The Constitution is the rule book of American politics. The great decisions and compromises of the founding were really about the allocation of power among the branches of the government, between the national and state governments, and between government and citizens.
Congress is given broad lawmaking responsibilities in the Constitution. It is composed of two houses, the House of Representatives and the Senate, each with different qualifications, terms of office, and constituencies. Having two houses of the legislature that are constitutionally separated from the president means that more interests are involved in policymaking and that it takes longer to get things done in the United States than under a parliamentary system.
The president is elected indirectly by the Electoral College. Compared to the chief executive of parliamentary systems, the U.S. president has less power.
The Supreme Court today has much greater powers than those named in the Constitution. This expansion derives from the adoption of the principle of judicial review, which gives the Court much more power than its counterparts in most other democracies and also acts as a check on the powers of the president, Congress, and the states.
The scheme of checks and balances prevents any branch from overextending its own power. It grew out of the founders’ fears of placing too much trust in any single source. The system provides a great deal of protection from abuses of power, but it also makes it difficult to get things done.
The Constitution is ambiguous in defining federalism, giving “reserved powers” to the states but providing a “necessary and proper clause” that has allowed tremendous growth of national powers.
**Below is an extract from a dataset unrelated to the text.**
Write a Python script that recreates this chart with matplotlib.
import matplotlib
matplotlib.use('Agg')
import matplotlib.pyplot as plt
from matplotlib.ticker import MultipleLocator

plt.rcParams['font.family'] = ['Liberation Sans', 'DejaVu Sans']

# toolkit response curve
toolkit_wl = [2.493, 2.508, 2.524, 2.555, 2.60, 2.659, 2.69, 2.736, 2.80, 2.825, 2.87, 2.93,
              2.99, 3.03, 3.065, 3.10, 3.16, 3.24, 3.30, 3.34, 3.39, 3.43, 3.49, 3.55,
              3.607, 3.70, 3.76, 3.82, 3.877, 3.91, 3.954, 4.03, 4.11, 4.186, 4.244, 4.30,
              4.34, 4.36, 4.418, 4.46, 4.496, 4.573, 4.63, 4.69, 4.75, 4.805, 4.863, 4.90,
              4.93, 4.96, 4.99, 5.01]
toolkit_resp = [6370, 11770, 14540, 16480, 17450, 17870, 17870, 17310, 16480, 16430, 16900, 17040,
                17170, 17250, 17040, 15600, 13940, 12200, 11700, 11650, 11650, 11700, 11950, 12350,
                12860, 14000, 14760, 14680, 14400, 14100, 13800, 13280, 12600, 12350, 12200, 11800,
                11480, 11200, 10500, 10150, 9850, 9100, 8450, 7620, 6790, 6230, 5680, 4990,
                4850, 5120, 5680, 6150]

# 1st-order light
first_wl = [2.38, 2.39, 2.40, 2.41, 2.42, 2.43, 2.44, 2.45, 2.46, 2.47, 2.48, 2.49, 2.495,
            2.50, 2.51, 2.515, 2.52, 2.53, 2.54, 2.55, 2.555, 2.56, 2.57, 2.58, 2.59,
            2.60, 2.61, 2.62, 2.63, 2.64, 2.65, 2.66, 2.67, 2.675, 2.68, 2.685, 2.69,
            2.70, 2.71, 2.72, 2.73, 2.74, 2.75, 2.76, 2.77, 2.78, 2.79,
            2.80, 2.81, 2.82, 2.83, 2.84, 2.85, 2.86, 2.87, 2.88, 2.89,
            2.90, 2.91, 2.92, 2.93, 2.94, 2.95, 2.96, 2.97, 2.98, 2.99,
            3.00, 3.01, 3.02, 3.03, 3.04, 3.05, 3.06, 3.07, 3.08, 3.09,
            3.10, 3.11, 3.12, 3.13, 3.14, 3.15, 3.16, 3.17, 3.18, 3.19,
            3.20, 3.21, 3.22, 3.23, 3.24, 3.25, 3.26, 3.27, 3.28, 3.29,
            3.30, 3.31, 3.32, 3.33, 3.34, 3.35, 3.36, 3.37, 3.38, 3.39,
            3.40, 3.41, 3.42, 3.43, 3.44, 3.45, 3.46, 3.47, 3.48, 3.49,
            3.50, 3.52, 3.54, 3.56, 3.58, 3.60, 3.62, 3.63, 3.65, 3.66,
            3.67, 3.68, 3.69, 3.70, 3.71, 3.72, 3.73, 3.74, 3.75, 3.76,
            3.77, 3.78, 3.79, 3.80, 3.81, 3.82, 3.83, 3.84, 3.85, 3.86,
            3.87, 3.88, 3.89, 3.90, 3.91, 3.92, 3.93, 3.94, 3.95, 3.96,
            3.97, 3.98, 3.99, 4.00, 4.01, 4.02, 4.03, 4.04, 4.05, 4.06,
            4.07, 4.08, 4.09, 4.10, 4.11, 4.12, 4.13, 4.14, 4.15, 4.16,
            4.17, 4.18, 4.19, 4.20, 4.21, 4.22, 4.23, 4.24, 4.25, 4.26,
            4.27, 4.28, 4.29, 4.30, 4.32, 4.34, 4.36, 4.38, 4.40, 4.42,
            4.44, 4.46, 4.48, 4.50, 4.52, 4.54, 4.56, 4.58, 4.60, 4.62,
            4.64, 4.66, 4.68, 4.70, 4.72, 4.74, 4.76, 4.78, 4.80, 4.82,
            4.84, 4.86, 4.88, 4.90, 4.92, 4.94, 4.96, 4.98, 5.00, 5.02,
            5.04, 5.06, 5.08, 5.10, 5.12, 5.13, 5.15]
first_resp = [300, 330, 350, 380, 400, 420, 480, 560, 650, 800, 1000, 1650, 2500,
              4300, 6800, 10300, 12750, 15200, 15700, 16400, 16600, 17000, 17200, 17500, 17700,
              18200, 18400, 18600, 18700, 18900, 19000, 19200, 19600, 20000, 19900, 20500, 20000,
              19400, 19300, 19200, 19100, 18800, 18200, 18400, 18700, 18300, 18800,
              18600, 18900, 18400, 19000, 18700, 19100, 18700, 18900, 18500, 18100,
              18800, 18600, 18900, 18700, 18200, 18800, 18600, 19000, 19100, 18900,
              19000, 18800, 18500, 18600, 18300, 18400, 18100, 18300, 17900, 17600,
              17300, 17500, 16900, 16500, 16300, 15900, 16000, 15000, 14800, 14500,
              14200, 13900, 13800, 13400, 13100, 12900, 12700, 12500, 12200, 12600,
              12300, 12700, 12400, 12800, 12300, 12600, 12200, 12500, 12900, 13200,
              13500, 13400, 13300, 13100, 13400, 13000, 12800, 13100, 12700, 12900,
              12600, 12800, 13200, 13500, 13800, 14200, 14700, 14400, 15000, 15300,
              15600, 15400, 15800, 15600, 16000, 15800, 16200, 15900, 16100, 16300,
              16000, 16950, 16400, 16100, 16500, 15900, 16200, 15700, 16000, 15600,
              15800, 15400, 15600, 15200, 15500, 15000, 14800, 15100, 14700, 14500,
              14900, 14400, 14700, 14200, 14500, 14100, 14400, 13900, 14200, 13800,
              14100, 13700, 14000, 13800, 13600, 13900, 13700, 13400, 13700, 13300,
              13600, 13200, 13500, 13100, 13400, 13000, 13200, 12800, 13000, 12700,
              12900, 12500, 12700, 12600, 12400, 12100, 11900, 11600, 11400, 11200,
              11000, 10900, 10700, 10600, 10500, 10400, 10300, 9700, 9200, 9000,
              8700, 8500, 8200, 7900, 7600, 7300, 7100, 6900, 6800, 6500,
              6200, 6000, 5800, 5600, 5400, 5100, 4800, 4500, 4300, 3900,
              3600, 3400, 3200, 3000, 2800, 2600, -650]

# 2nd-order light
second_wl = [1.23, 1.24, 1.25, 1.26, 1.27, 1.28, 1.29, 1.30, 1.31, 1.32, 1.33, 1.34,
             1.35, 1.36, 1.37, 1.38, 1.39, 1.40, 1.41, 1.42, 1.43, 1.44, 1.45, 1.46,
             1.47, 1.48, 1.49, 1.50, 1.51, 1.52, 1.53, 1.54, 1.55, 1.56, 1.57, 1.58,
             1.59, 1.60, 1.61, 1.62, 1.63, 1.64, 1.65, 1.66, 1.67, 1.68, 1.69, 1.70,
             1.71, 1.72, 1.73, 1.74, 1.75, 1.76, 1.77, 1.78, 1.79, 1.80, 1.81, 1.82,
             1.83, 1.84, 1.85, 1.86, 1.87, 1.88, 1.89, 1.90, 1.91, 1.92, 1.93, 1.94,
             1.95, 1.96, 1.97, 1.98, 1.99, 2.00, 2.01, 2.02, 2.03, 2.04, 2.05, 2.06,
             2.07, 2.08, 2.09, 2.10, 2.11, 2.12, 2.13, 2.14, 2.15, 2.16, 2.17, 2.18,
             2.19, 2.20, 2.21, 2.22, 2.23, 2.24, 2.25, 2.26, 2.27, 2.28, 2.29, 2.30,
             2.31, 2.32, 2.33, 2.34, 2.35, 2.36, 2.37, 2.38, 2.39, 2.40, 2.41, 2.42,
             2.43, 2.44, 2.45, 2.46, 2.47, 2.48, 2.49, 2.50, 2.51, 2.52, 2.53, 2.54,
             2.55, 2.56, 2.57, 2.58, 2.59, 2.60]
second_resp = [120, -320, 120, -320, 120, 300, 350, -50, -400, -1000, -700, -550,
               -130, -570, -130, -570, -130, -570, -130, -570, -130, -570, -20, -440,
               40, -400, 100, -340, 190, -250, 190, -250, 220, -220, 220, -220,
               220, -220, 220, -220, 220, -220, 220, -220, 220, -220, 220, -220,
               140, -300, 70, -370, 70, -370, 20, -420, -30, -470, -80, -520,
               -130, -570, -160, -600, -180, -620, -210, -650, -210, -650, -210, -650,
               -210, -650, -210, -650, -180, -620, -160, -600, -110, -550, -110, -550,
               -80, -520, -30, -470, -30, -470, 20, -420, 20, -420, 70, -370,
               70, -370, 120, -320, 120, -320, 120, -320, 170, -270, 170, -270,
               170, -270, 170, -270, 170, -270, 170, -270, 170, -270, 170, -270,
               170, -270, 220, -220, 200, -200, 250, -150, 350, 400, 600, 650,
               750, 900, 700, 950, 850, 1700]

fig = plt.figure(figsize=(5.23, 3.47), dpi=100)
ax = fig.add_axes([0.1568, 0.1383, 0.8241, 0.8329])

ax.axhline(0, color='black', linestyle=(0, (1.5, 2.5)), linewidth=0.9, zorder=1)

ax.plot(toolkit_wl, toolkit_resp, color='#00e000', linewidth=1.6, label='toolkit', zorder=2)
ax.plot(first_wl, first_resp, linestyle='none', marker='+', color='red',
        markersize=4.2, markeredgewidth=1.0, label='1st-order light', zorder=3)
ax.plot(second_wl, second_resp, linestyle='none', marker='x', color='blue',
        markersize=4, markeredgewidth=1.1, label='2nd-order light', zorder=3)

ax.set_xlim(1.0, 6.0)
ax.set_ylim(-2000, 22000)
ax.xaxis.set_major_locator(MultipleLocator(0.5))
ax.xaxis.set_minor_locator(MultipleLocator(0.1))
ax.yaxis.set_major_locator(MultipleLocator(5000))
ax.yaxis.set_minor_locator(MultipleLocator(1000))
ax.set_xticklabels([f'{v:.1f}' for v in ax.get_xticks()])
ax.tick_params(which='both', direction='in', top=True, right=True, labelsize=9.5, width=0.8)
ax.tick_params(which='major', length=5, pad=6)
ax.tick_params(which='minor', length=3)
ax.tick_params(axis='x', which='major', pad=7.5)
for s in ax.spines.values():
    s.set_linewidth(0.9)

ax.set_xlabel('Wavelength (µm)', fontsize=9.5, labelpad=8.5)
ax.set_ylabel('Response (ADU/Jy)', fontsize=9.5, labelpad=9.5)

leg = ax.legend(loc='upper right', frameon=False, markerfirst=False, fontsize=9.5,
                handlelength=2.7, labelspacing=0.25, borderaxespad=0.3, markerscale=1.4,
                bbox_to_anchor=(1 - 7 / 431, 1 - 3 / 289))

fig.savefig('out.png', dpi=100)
Our understanding of federalism in the United States has evolved from a belief in dual federalism, with distinct policy responsibilities for the national and state governments, to the more realistic cooperative federalism, in which the different levels share responsibility in most domestic policy areas.
Alternatives to our federal arrangement are unitary systems, which give all effective power to the central government, and confederal systems, in which the individual states (or other subunits) have primary power. The balance of power adopted between central and subnational governments directly affects the national government’s ability to act on large policy problems and the subnational units’ flexibility in responding to local preferences.
Federalism creates competition among the states, connects citizens with government, and offers flexibility in governing at the local level.
The growth of national power can be traced to the early decisions of Chief Justice John Marshall, the constitutional consequences of the Civil War, the establishment of national supremacy in economics with the New Deal, and new national responsibilities in protecting citizens’ rights that are associated with the civil rights movement.
Devolution has required new, and sometimes difficult, agreements between state governments and their citizens. For the most part, state institutions (legislature, courts, governor) have become stronger and more efficient in the process.
Amending the Constitution—that is, changing the basic rules of politics—is a two-step process of proposal by either Congress or a constitutional convention followed by ratification by the states. Of the thousands of amendments that have been suggested, only twenty-seven have been adopted. The Constitution can also be changed unofficially through the less formal and more controversial process of judicial interpretation.